Coleridge-Taylor: Nonet in F minor, Op. 2
Coleridge-Taylor: Piano Trio in E Minor
Coleridge-Taylor: Piano Quintet in G minor Op. 1 (1893)
Samuel Coleridge-Taylor is best known for his cantata Hiawathas Wedding Feast, which brought him international success as well as propelling his career at home in the UK success which was remarkable in stuffy late-Victorian England because of his mixed race and humble origins. Born out of wedlock to Daniel Taylor, a medical student from Sierra Leone, and Alice Holmans, Samuel was brought up by his mother and step-father, George Evans, a railway worker, in Croydon, south London. The three pieces recorded here were all composed during his time as a student at the Royal College of Music. They were destined to remain unpublished during his lifetime, and indeed for some ninety years following his untimely death from pneumonia at the age of only thirty-seven. Performing editions were eventually prepared from the surviving manuscripts which had remained in the RCMs archive in the early 2000s, offering modern performers and audiences the chance for the first time to savour exactly how precocious the creative talents of the teenage Coleridge-Taylor had been. The Kaleidoscope Chamber Collective has consulted the manuscripts and corrected numerous inaccuracies in these editions. Described by The Arts Desk as a sparky, shape-shifting ensemble of starry young musicians, the Collective has been thrilling audiences with its charismatic programming and outstanding musicianship.

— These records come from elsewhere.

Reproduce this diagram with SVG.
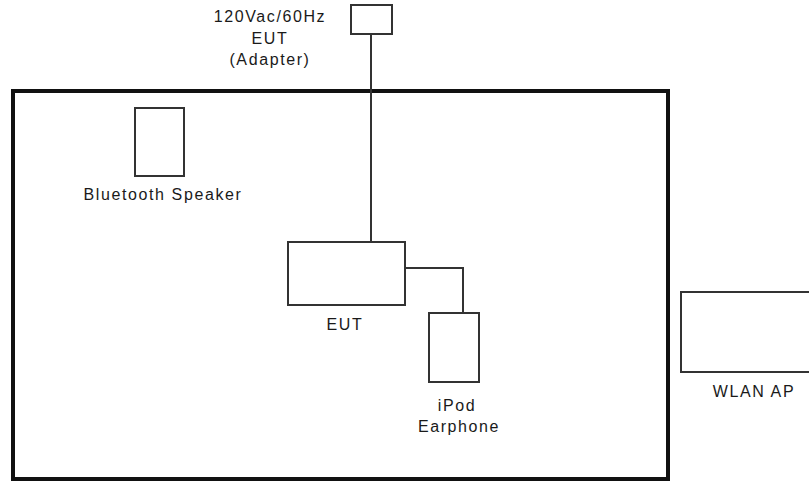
<svg xmlns="http://www.w3.org/2000/svg" width="809" height="482" viewBox="0 0 809 482">
<style>
.t{font-family:"Liberation Sans",Arial,sans-serif;font-size:16px;letter-spacing:1.6px;fill:#1a1a1a;text-anchor:middle}
.box{fill:#fff;stroke:#333;stroke-width:2}
.wire{fill:none;stroke:#333;stroke-width:2}
</style>
<rect width="809" height="482" fill="#fff"/>
<g id="room"><rect x="13" y="91" width="655" height="388" fill="none" stroke="#111" stroke-width="4"/></g>
<g id="connectors">
<path class="wire" d="M371 34 V242"/>
<path class="wire" d="M405 268 H463 V313"/>
</g>
<g id="adapter">
<rect class="box" x="351" y="5" width="41" height="29"/>
<text class="t" x="270" y="22">120Vac/60Hz</text>
<text class="t" x="270" y="44">EUT</text>
<text class="t" x="270" y="65">(Adapter)</text>
</g>
<g id="speaker">
<rect class="box" x="135" y="108" width="49" height="68"/>
<text class="t" x="163" y="200">Bluetooth Speaker</text>
</g>
<g id="eut">
<rect class="box" x="288" y="242" width="117" height="63"/>
<text class="t" x="345" y="330">EUT</text>
</g>
<g id="ipod">
<rect class="box" x="429" y="313" width="50" height="69"/>
<text class="t" x="457" y="411">iPod</text>
<text class="t" x="459" y="432">Earphone</text>
</g>
<g id="wlan">
<rect class="box" x="681" y="292" width="140" height="80"/>
<text class="t" x="754" y="397">WLAN AP</text>
</g>
</svg>
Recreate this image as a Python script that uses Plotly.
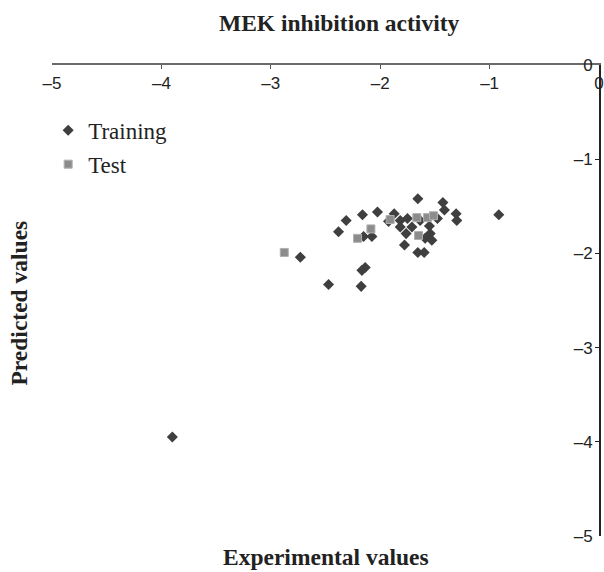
import plotly.graph_objects as go

# Data
train_x = [-1.656, -1.427, -1.413, -1.306, -1.300, -0.916, -2.025, -2.162, -2.311, -2.381,
           -2.152, -2.076, -1.872, -1.924, -1.817, -1.751, -1.817, -1.710, -1.763, -1.635,
           -1.550, -1.477, -1.543, -1.589, -1.528, -1.778, -1.656, -1.598, -2.137, -2.167,
           -2.472, -2.174, -3.900, -2.730]
train_y = [-1.42, -1.46, -1.54, -1.58, -1.65, -1.59, -1.56, -1.59, -1.65, -1.77,
           -1.82, -1.82, -1.58, -1.66, -1.65, -1.63, -1.72, -1.72, -1.79, -1.65,
           -1.71, -1.63, -1.79, -1.84, -1.86, -1.91, -1.99, -1.99, -2.15, -2.18,
           -2.33, -2.35, -3.95, -2.04]
test_x = [-1.909, -2.085, -2.207, -1.665, -1.568, -1.513, -1.650, -2.877]
test_y = [-1.64, -1.74, -1.84, -1.62, -1.62, -1.60, -1.81, -1.99]

tick_vals = [-5, -4, -3, -2, -1, 0]
tick_text = ["\u20135", "\u20134", "\u20133", "\u20132", "\u20131", "0"]

title_text = "MEK inhibition activity"
x_title = "Experimental values"
y_title = "Predicted values"

fig = go.Figure()
fig.add_trace(go.Scatter(
    x=train_x, y=train_y, mode="markers", name="Training",
    marker=dict(symbol="diamond", size=8.5, color="#3f3f3f", line=dict(width=0)),
    legendgroup="a",
))
fig.add_trace(go.Scatter(
    x=test_x, y=test_y, mode="markers", name="Test",
    marker=dict(symbol="square", size=8, color="#8c8c8c", line=dict(width=1, color="#b0b0b0")),
    legendgroup="b",
))

serif = "Liberation Serif, Times New Roman, serif"
sans = "Liberation Sans, Arial, sans-serif"

fig.update_layout(
    width=604, height=572,
    margin=dict(l=51.5, r=5, t=65, b=36, autoexpand=False),
    paper_bgcolor="white", plot_bgcolor="white",
    showlegend=True,
    legend=dict(
        x=-0.007, y=0.907, xanchor="left", yanchor="top",
        font=dict(family=serif, size=23, color="#222"),
        bgcolor="rgba(0,0,0,0)", itemwidth=30,
        traceorder="grouped", tracegroupgap=1,
    ),
    xaxis=dict(
        range=[-5, 0], side="top", showgrid=False, zeroline=False,
        showline=True, linecolor="#6a6a6a", linewidth=1.5,
        ticks="inside", ticklen=4, tickcolor="#555", tickwidth=1,
        tickvals=tick_vals, ticktext=tick_text,
        ticklabelposition="inside", ticklabeloverflow="allow",
        ticklabelstandoff=9,
        tickfont=dict(family=sans, size=17, color="#222"),
    ),
    yaxis=dict(
        range=[-5, 0], side="right", showgrid=False, zeroline=False,
        showline=True, linecolor="#222", linewidth=1.5,
        ticks="inside", ticklen=4, tickcolor="#222", tickwidth=1,
        tickvals=tick_vals, ticktext=tick_text,
        ticklabelposition="inside", ticklabeloverflow="allow",
        ticklabelstandoff=3,
        tickfont=dict(family=sans, size=17, color="#222"),
    ),
    annotations=[
        dict(text="<b>" + title_text + "</b>", xref="paper", yref="paper",
             x=0.525, y=1.089, xanchor="center", yanchor="middle", showarrow=False,
             font=dict(family=serif, size=23.5, color="#222")),
        dict(text="<b>" + x_title + "</b>", xref="paper", yref="paper",
             x=0.5, y=-0.045, xanchor="center", yanchor="middle", showarrow=False,
             font=dict(family=serif, size=23.5, color="#222")),
        dict(text="<b>" + y_title + "</b>", xref="paper", yref="paper",
             x=-0.061, y=0.495, xanchor="center", yanchor="middle", showarrow=False,
             textangle=-90, font=dict(family=serif, size=23.5, color="#222")),
    ],
)

fig.write_html("out.html", config={"displayModeBar": False},
               post_script="document.body.style.margin='0';document.body.style.overflow='hidden';")
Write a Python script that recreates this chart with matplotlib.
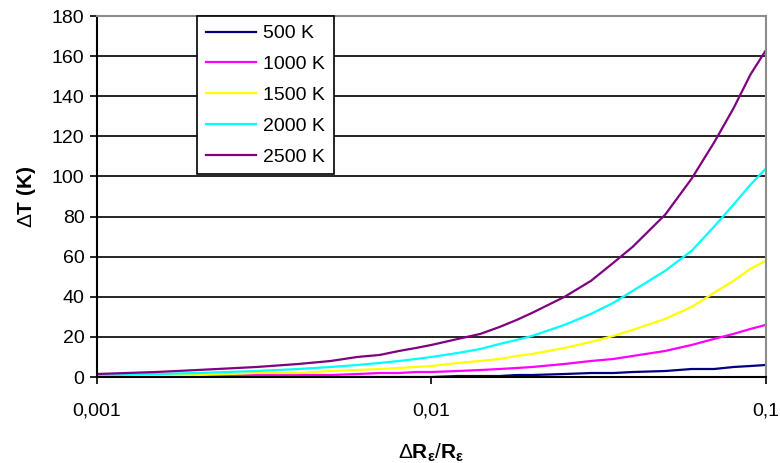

"All of them are promising rather than full-blown masterpieces (Coleridge-Taylor acknowledged the Nonet’s status in his progress by subtitling it ‘Gradus ad Parnassum’); yet they are substantial, serious and beautifully written...The music’s youthful joie de vivre is matched by the Kaleidoscope Chamber Collective’s warmth, enthusiasm and finesse." - BBC Music Magazine, August 2022.